New studies have found green buildings, whether schools, offices or retail centres, not only save money, resources and the environment, they also significantly benefit the users.

This is guiding the hand of Robin Mellon, Green Star Executive Director at the Green Building Council of Australia (GBCA). Mr Mellon is encouraging schools to go green. He told Education Today a better indoor environment meant much more productive students and a happier staff. He said that figures from green schools in the US showed reading retention rates were higher, examination results better and there were improved staff retention rates.

And while he accepts that most people would of course be happier in a brand new school, studies have shown increased productivity and reduced absenteeism continues over one year later.

“That has to be due to the benefits of the building itself,” Mr Mellon emphasised. “People are going to be more contented when there is more daylight, fresh air, better air quality, and natural materials being used that don’t pollute the indoor environment.”

Yet, according to the GBCA, a recent economist’s report suggested Australian governments were spending about $1000 less per student on school infrastructure than the US and the UK, although green initiatives have been incorporated into the recent stimulus package.

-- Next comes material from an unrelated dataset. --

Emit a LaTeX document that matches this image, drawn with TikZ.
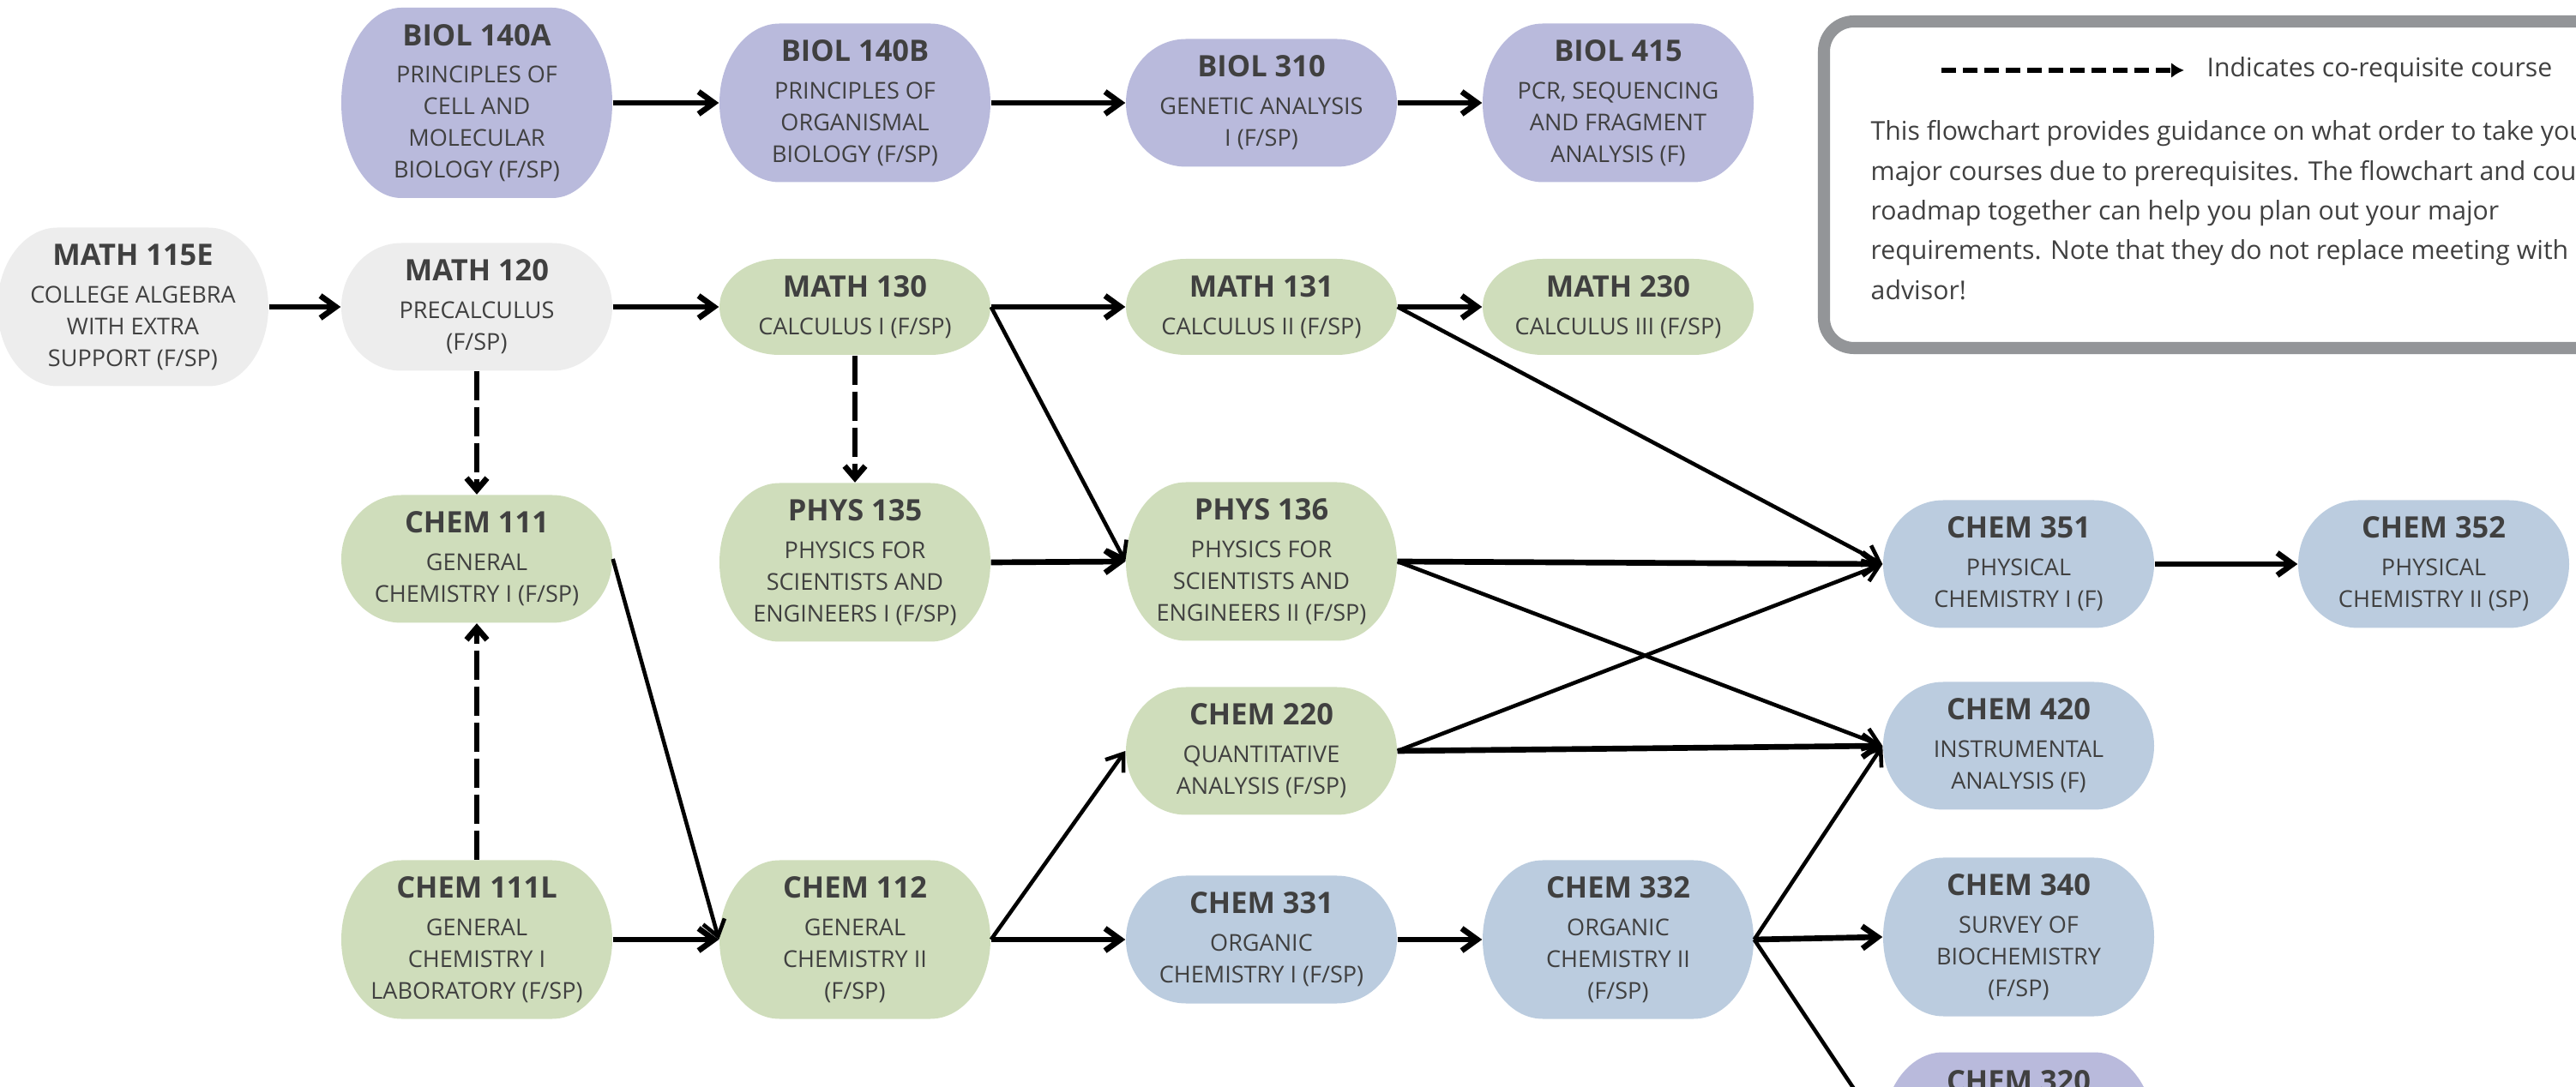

The GBCA’s Green Star rating tools have been in place for six years and key categories include management of site construction, energy and water consumption, waste management, transport to and from the building, quality of the indoor environment and how occupants interact with the building.

Emissions are also assessed, as are innovation, land use and ecology, building materials and recycling.

The Green Star Education rating tool has been developed over a number of years and was issued in draft form in late 2008. The project has been gathering momentum since and an updated version of the education rating tool is available on the GBCA website for free download.

“The rating tools are in a simple to use Excel format and in the last six months alone there have been 64,000 downloads of our tools,” Mr Mellon said. “Many of these people or organisations may never achieve Green Star certification and simply use the tool as guidelines, but more and more are now registered and we will be helping their projects through.”

So far only three educational institutions have achieved a Green Star rating in Australia, while in the US where the tool has been available for longer, 1000 schools have met or are seeking green certification.

The Australian Green Star certified projects are at the University of Melbourne, which received Five Star Green Star, Wangaratta High School in Victoria which received Five Star Green Star and Bond University on the Gold Coast, which achieved Six Star Green Star. Star ratings go from one to six and rate as Minimum, Average, Good, Best Practice, Australian Excellence and World Leadership, with only Four to Six Stars able to be certified.